The easy way to do this is to collect things: magnets, stickers, t-shirts, sand from beaches, etc. We’ve been known to gather most anything. Ryan’s rock pile is preparing for the big move outside any day now. Monica’s sand bags have filled a cabinet and are looking to expand their territory.
Another way to create a game is to seek something out wherever you go. Sports fans may visit all the baseball or football stadiums. Some of our church friends visit every LDS temple. Why not try to find the best slice of pizza in NYC, Chicago, or the USA? You can climb the highest peak in every state, or drive every inch of coastline.
It is also nice to have an activity you like to do wherever you are. Ryan’s parents collect a golf ball from every course they play — they have hundreds in display cases. We like to bring our disc golf equipment and hit courses around the country. It’s a cheap and easy good time, and therefore a core guiding principle.
Humans have this odd tendency to stall information that disrupts the status quo. Call it bias or close-mindedness or fear — whatever — it sucks because it slows our progress. We see it in our children and in ourselves.
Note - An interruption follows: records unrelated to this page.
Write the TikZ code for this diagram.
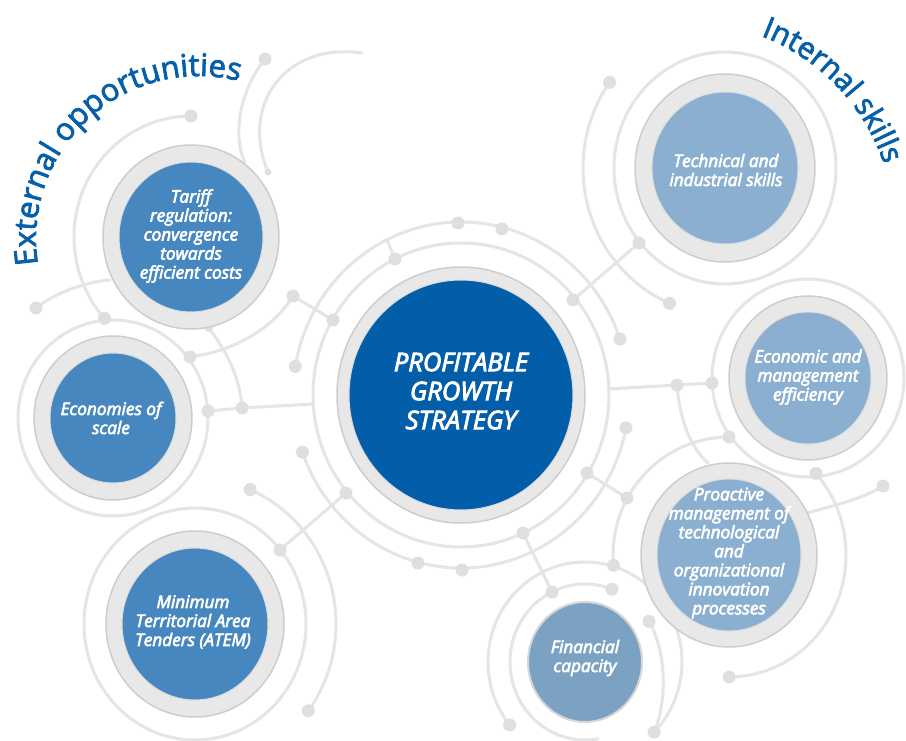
\documentclass[tikz,border=0pt]{standalone}
\usepackage{fontspec}
\setmainfont{Open Sans}
\newfontfamily\nodefont{Open Sans}[FakeBold=3.5, ItalicFeatures={FakeBold=3.5}]
\newfontfamily\ttlfont{Open Sans}[FakeBold=2.5]
\usetikzlibrary{shapes.geometric,decorations.text}
\definecolor{cenC}{HTML}{035EAA}
\definecolor{extC}{HTML}{4787BF}
\definecolor{intC}{HTML}{8BAFD0}
\definecolor{finC}{HTML}{7CA2C3}
\definecolor{ttlC}{HTML}{055FA9}
\definecolor{ringF}{HTML}{E8E8E8}
\definecolor{ringD}{HTML}{CDCDCD}
\definecolor{lineC}{HTML}{E5E5E5}
\definecolor{dotC}{HTML}{DFDFDF}
\newcommand\mydot[1]{\fill[dotC] (#1) circle[radius=6.5pt];}
\newcommand\myring[3]{\fill[ringF] (#1) ellipse[x radius=#2pt, y radius=#3pt];
  \draw[ringD, line width=1.5pt] (#1) ellipse[x radius=#2pt, y radius=#3pt];}
\begin{document}
\begin{tikzpicture}[x=1pt,y=1pt,
  ln/.style={draw=lineC, line width=3pt, line cap=round},
  blob/.style={ellipse, inner sep=0pt, draw=ringD!70, line width=1pt},
  ntext/.style={text=white, align=center, inner sep=0pt,
    font=\nodefont\itshape\fontsize{17.2}{19}\selectfont},
  ctext/.style={text=white, align=center, inner sep=0pt,
    font=\nodefont\itshape\fontsize{25.5}{29}\selectfont}]
\fill[white] (0,0) rectangle (906,-741);
\useasboundingbox (0,0) rectangle (906,-741);
% centres
\coordinate (cC) at (461,-395);
\coordinate (cTa) at (191,-237);
\coordinate (cEc) at (113,-418);
\coordinate (cAt) at (195,-624);
\coordinate (cTe) at (725,-168);
\coordinate (cEm) at (808,-378);
\coordinate (cPr) at (729,-555);
\coordinate (cFi) at (585,-662);
% ---- decorative lines ----
% central rings
\draw[ln] (cC) ellipse[x radius=148pt, y radius=152pt];
\draw[ln] (cC) ++(18.9:168pt and 173pt) coordinate (p19)
  arc[start angle=18.9, end angle=170.5, x radius=168pt, y radius=173pt] coordinate (p10);
\draw[ln] (cC) ++(-10.9:168pt and 173pt) coordinate (p20)
  arc[start angle=-10.9, end angle=-160.7, x radius=168pt, y radius=173pt] coordinate (p11);
% dots on rings
\coordinate (p12) at (395,-259);
\coordinate (p07) at (333,-320);
\coordinate (p15) at (573,-300);
\coordinate (p23) at (587,-473);
\coordinate (p29) at (523,-533);
\coordinate (p38) at (346,-493);
\coordinate (p13) at (458,-223);
\coordinate (p14) at (502,-229);
\coordinate (p36) at (462,-570);
\coordinate (p37) at (418,-563);
\coordinate (tk) at (387,-240);
\draw[ln] (tk) -- (p12);
% left connectors
\coordinate (riL) at (313,-404);
\coordinate (p08) at (242,-408);
\coordinate (p09) at (208,-411);
\draw[ln] (riL) -- (p08) -- (p09);
\coordinate (p06) at (293,-296);
\coordinate (p05) at (190,-357);
\draw[ln] (p07) -- (p06) .. controls (275,-325) and (240,-350) .. (p05);
\coordinate (p42) at (209,-328);
\draw[ln] (p42) .. controls (225,-350) and (240,-375) .. (p08);
% right connectors
\coordinate (riR) at (609,-389);
\coordinate (p21) at (677,-385);
\coordinate (p22) at (712,-383);
\draw[ln] (riR) -- (p21) -- (p22);
\coordinate (prTL) at (708,-463);
\draw[ln] (p21) .. controls (680,-420) and (690,-447) .. (prTL);
\coordinate (p16) at (639,-243);
\draw[ln] (p15) -- (p16);
\coordinate (p24) at (627,-498);
\draw[ln] (p23) -- (p24);
\coordinate (p30) at (552,-592);
\draw[ln] (p29) -- (p30);
\coordinate (p39) at (280,-550);
\draw[ln] (p38) -- (p39);
% top-left arcs
\coordinate (p01) at (265,-59);
\coordinate (a1e) at (245,-163);
\draw[ln] (p01) .. controls (240,-90) and (232,-135) .. (a1e);
\coordinate (a2s) at (362,-53);
\coordinate (a2e) at (268,-172);
\draw[ln] (a2s) .. controls (285,-42) and (240,-105) .. (a2e);
\fill[dotC] (a2e) circle[radius=3.5pt];
% Tariff outer arc
\draw[ln] (cTa) ++(90:117pt and 121pt) coordinate (p02)
  arc[start angle=90, end angle=222.3, x radius=117pt, y radius=121pt] coordinate (p04);
\coordinate (p03) at (36,-308);
\coordinate (taL) at (110,-280);
\draw[ln] (p03) .. controls (55,-293) and (85,-282) .. (taL);
% Economies outer ring
\draw[ln] (cEc) ellipse[x radius=95pt, y radius=98pt];
% ATEM rings
\draw[ln] (cAt) ellipse[x radius=111pt, y radius=116pt];
\draw[ln] (cAt) ++(67:141pt and 146pt) coordinate (p40)
  arc[start angle=67, end angle=-36.5, x radius=141pt, y radius=146pt] coordinate (p41);
% Technical rings
\draw[ln] (cTe) ellipse[x radius=111pt, y radius=116pt];
\draw[ln] (cTe) ++(144.4:142pt and 147pt) coordinate (p17)
  arc[start angle=144.4, end angle=247, x radius=142pt, y radius=147pt] coordinate (p18);
% Economic outer ring
\draw[ln] (cEm) ellipse[x radius=96pt, y radius=99pt];
% Proactive arcs
\draw[ln] (cPr) ++(90:116pt and 118pt) coordinate (p25)
  arc[start angle=90, end angle=185, x radius=116pt, y radius=118pt] coordinate (p32);
\draw[ln] (cPr) ++(42:117pt and 122pt) coordinate (p26)
  arc[start angle=42, end angle=-90, x radius=117pt, y radius=122pt] coordinate (p28);
\coordinate (prR) at (807,-513);
\coordinate (p27) at (883,-486);
\draw[ln] (prR) .. controls (835,-505) and (860,-500) .. (p27);
% Financial arcs
\draw[ln] (cFi) ++(69:75pt and 78pt) coordinate (p31)
  arc[start angle=69, end angle=280, x radius=75pt, y radius=78pt];
\draw[ln] (cFi) ++(219:97pt and 100pt) coordinate (p35)
  arc[start angle=219, end angle=-44.6, x radius=97pt, y radius=100pt] coordinate (p34);
\path (cFi) ++(31.4:75pt and 78pt) coordinate (p33);
\draw[ln] (p33) .. controls (666,-650) and (668,-700) .. (p34);
% dots
\foreach \p in {p01,p02,p03,p04,p05,p06,p07,p08,p09,p10,p11,p12,p13,p14,p15,p16,p17,p18,p19,p20,
  p21,p22,p23,p24,p25,p26,p27,p28,p29,p30,p31,p32,p33,p34,p35,p36,p37,p38,p39,p40,p41}{\mydot{\p}}
\fill[dotC] (p42) circle[radius=4pt];
% ---- rings ----
\myring{cC}{124}{128}
\myring{cTa}{88}{92}
\myring{cEc}{79}{82}
\myring{cAt}{89}{93}
\myring{cTe}{90}{94}
\myring{cEm}{79}{82}
\myring{cPr}{88}{92}
% ---- nodes ----
\node[blob, fill=cenC, minimum width=224pt, minimum height=230pt] (cen) at (cC) {};
\node[blob, fill=extC, minimum width=144pt, minimum height=150pt] (tariff) at (cTa) {};
\node[blob, fill=extC, minimum width=126pt, minimum height=130pt] (econ) at (cEc) {};
\node[blob, fill=extC, minimum width=146pt, minimum height=152pt] (atem) at (cAt) {};
\node[blob, fill=intC, minimum width=146pt, minimum height=152pt] (tech) at (cTe) {};
\node[blob, fill=intC, minimum width=126pt, minimum height=132pt] (effi) at (cEm) {};
\node[blob, fill=intC, minimum width=144pt, minimum height=152pt] (proa) at (cPr) {};
\node[ellipse, inner sep=0pt, fill=finC, draw=ringD!80, line width=2pt,
  minimum width=114pt, minimum height=120pt] (fina) at (cFi) {};
% ---- texts ----
\node[ctext] (cent) at (461,-391) {PROFITABLE\\GROWTH\\STRATEGY};
\node[ntext] (tarifft) at (191,-236) {Tariff\\regulation:\\convergence\\towards\\efficient costs};
\node[ntext] (econt) at (111,-418) {Economies of\\scale};
\node[ntext] (atemt) at (193,-622) {Minimum\\Territorial Area\\Tenders (ATEM)};
\node[ntext] (techt) at (726,-170) {Technical and\\industrial skills};
\node[ntext] (effit) at (808,-377) {Economic and\\management\\efficiency};
\node[ntext] (proat) at (729,-553) {Proactive\\management of\\technological\\and\\organizational\\innovation\\processes};
\node[ntext] (finat) at (585,-658) {Financial\\capacity};
% ---- titles ----
\path[decorate, decoration={text along path, text color=ttlC,
  text={|\ttlfont\fontsize{31}{31}\selectfont|External opportunities}}]
  (199,-239) ++(189:163pt) arc[start angle=189, end angle=55, radius=163pt];
\path[decorate, decoration={text along path, text color=ttlC,
  text={|\ttlfont\fontsize{30}{30}\selectfont|Internal skills}}]
  (686,-231) ++(69:209pt) arc[start angle=69, end angle=5, radius=209pt];
\end{tikzpicture}
\end{document}
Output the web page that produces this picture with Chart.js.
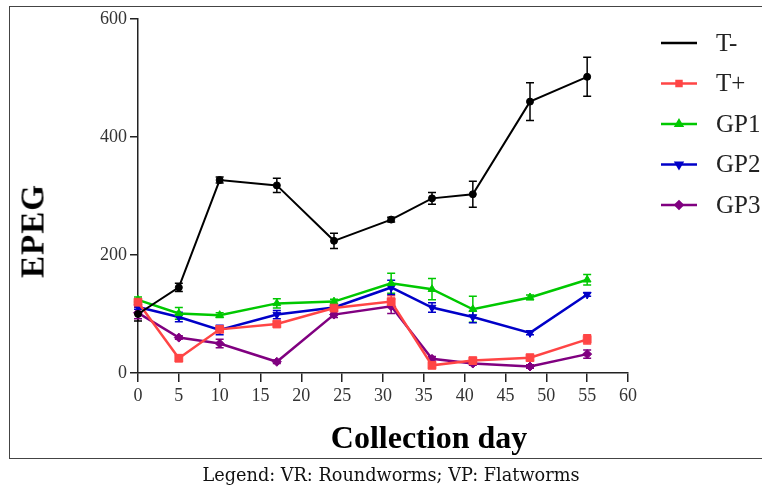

Simply put, people know things we don’t know. Why would we not be seeking out these things, to learn better ways or deepen our understanding? Do you know the story behind Roswell? Next time you’re in the International UFO Museum take an hour to read the affidavits signed by the witnesses. The story is much more detailed than the mind imagines.
If someone has been somewhere, we ask them about it. If they recommend a movie or restaurant, we try it. At the very least we can learn they have bad taste.
The Hoffmann family tries our best to always be students. How we view people, the world, and this life is ever changing. Parenting has many facets; as we improve ourselves we improve our ability to reach our children. Navigating our emotions and built-in stumbling blocks is hard enough with a good attitude, and darn near impossible with a bad one.
We accept the challenge to foster open-mindedness on the road.